NEH Summer Institute Expands View of History
Exploring history alongside scholars from a variety of disciplines at sites in Richmond, Virginia, this summer brought new perspectives to DeLisa Hawkes, an assistant professor in the Department of Africana Studies.
Hawkes was part of a three-week National Endowment for the Humanities Summer Institute for Higher Education Faculty titled “Towards a People’s History of Landscape: Black and Indigenous Histories.”
“I have always had an interest in under-examined histories,” said Hawkes, who is also an affiliate faculty member in the Department of English and the Women, Gender, and Sexuality Program.
During the summer institute, scholars explored ways to teach place-oriented cultural histories. Hawkes and two dozen other selected participants from across the country also created modules with interdisciplinary perspectives for undergraduate and graduate-level courses aimed at “teaching in place.” The modules include perspectives from history, literature, architecture, dance, theater, landscape design, and political science, to name a few.

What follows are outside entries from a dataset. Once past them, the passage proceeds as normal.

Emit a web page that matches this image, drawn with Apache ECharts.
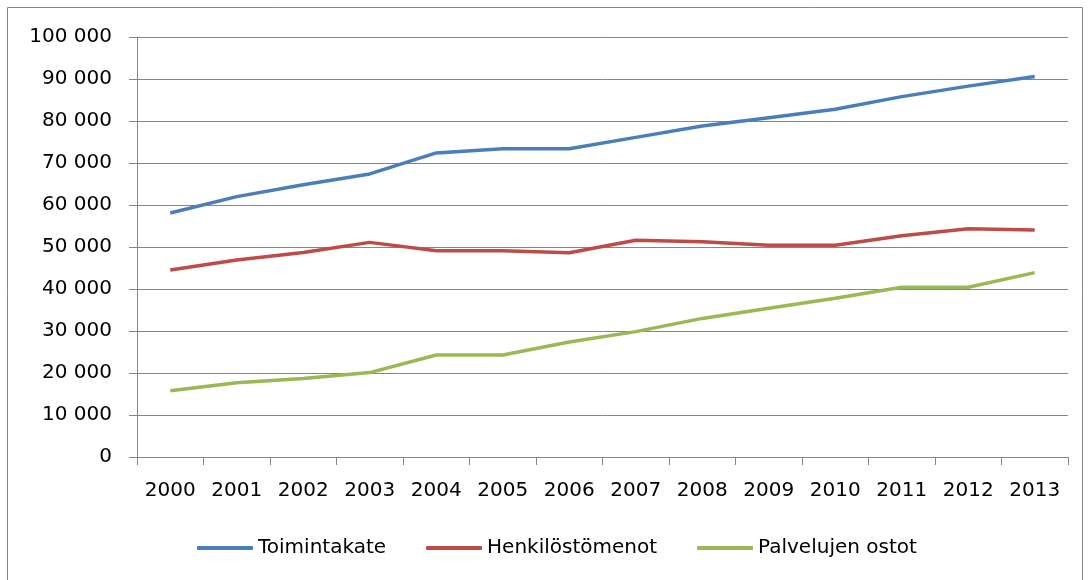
<!DOCTYPE html>
<html><head><meta charset="utf-8">
<script src="https://cdn.jsdelivr.net/npm/echarts@6/dist/echarts.min.js"></script>
<style>html,body{margin:0;padding:0;background:#fff}#c{width:1089px;height:580px}</style>
</head><body><div id="c"></div>
<script>
const years = ['2000','2001','2002','2003','2004','2005','2006','2007','2008','2009','2010','2011','2012','2013'];
const toimintakate = [58100, 62000, 64800, 67400, 72400, 73400, 73400, 76100, 78800, 80800, 82800, 85800, 88300, 90600];
const henkilostomenot = [44500, 46900, 48700, 51100, 49100, 49100, 48650, 51600, 51250, 50400, 50400, 52700, 54350, 54050];
const palvelujenOstot = [15800, 17700, 18700, 20100, 24300, 24300, 27400, 29850, 33000, 35400, 37800, 40400, 40400, 43900];
const seriesNames = ['Toimintakate', 'Henkilöstömenot', 'Palvelujen ostot'];
const colors = ['#4A7EBB', '#BE4B48', '#98B954'];

const fmt = v => String(v).replace(/\B(?=(\d{3})+(?!\d))/g, ' ');
const font = 'DejaVu Sans';
const chart = echarts.init(document.getElementById('c'), null, {renderer: 'canvas'});
const mk = (name, data, i) => ({
  name, type: 'line', data, symbol: 'none', smooth: false,
  lineStyle: {color: colors[i], width: 3.5}, itemStyle: {color: colors[i]}
});
chart.setOption({
  animation: false,
  textStyle: {fontFamily: font},
  graphic: [{type: 'rect', shape: {x: 7.5, y: 7.5, width: 1075, height: 600}, style: {fill: 'none', stroke: '#868686', lineWidth: 1}, silent: true}],
  grid: {left: 137, right: 21, top: 37, bottom: 123, containLabel: false},
  legend: {
    bottom: 22, left: 197, itemWidth: 56, itemHeight: 4, itemGap: 40,
    icon: 'roundRect', padding: 0,
    textStyle: {fontFamily: font, fontSize: 20, color: '#000'},
    data: seriesNames
  },
  xAxis: {
    type: 'category', data: years, boundaryGap: true,
    axisLine: {lineStyle: {color: '#868686', width: 1}},
    axisTick: {show: true, length: 8, lineStyle: {color: '#868686'}, alignWithLabel: false},
    axisLabel: {fontFamily: font, fontSize: 20, color: '#000', margin: 24}
  },
  yAxis: {
    type: 'value', min: 0, max: 100000, interval: 10000,
    axisLine: {show: true, lineStyle: {color: '#868686', width: 1}},
    axisTick: {show: true, length: 8, lineStyle: {color: '#868686'}},
    splitLine: {lineStyle: {color: '#868686', width: 1}},
    axisLabel: {fontFamily: font, fontSize: 20, color: '#000', margin: 25, formatter: fmt}
  },
  series: [mk(seriesNames[0], toimintakate, 0), mk(seriesNames[1], henkilostomenot, 1), mk(seriesNames[2], palvelujenOstot, 2)]
});
</script></body></html>
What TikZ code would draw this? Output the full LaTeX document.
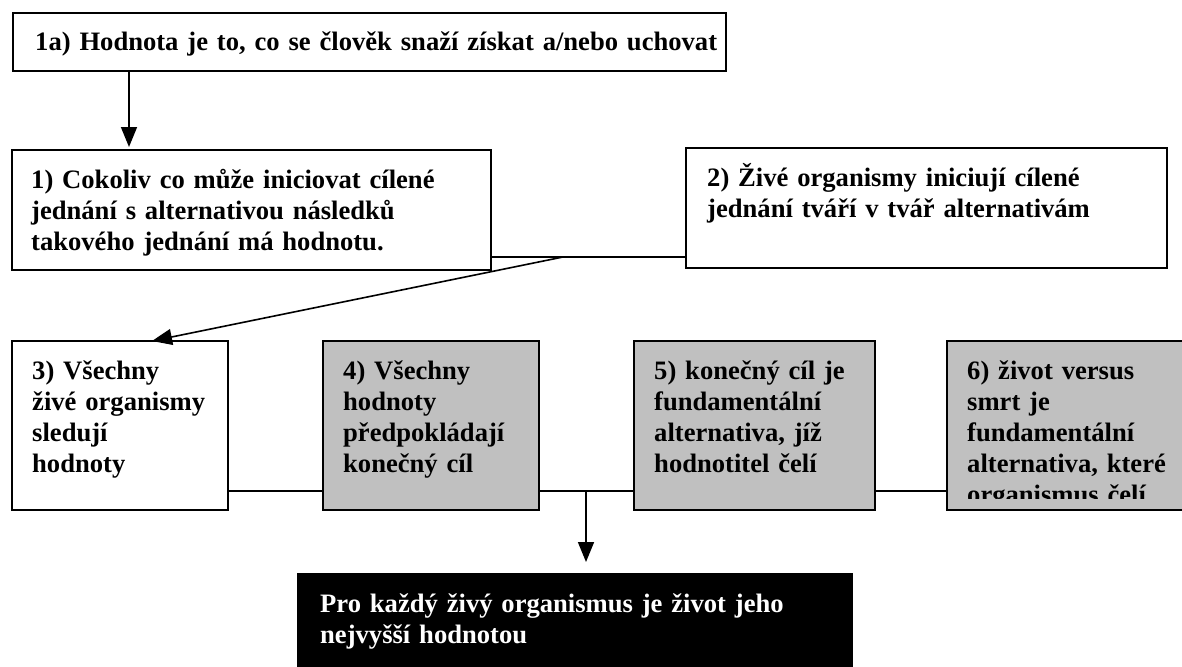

Each day, the scholars were assigned readings centered on Black or Indigenous histories, which they would discuss. They also met with local historians and visiting scholars. Field trips took them to sites in Richmond and surrounding cities.
The scholars went to Shockoe Bottom, once the site of the second-largest market for chattel slavery in the United States, and talked with Chief Anne Richardson while visiting the Rappahannock Tribal Center. They also visited historic African American cemeteries in Richmond, including the final resting place of Maggie Lena Walker, the first African American woman to found and lead a bank in the United States.
Researching the histories of places and contesting viewpoints was a central feature of the institute.
“It was interesting to think about history and place and how certain narratives of people and places are uplifted while you have to look for others,” Hawkes observed.
While examining the landscape surrounding the state capitol, for example, she noted that the memorials to women who played prominent roles in Virginia’s history were smaller and positioned lower than those celebrating male military figures.
Hawkes and a former colleague previously developed an Africana research methods course. Looking forward, Hawkes said she’d like to teach that course with archives of social action and the narratives of Knoxville’s African American historic sites at its center.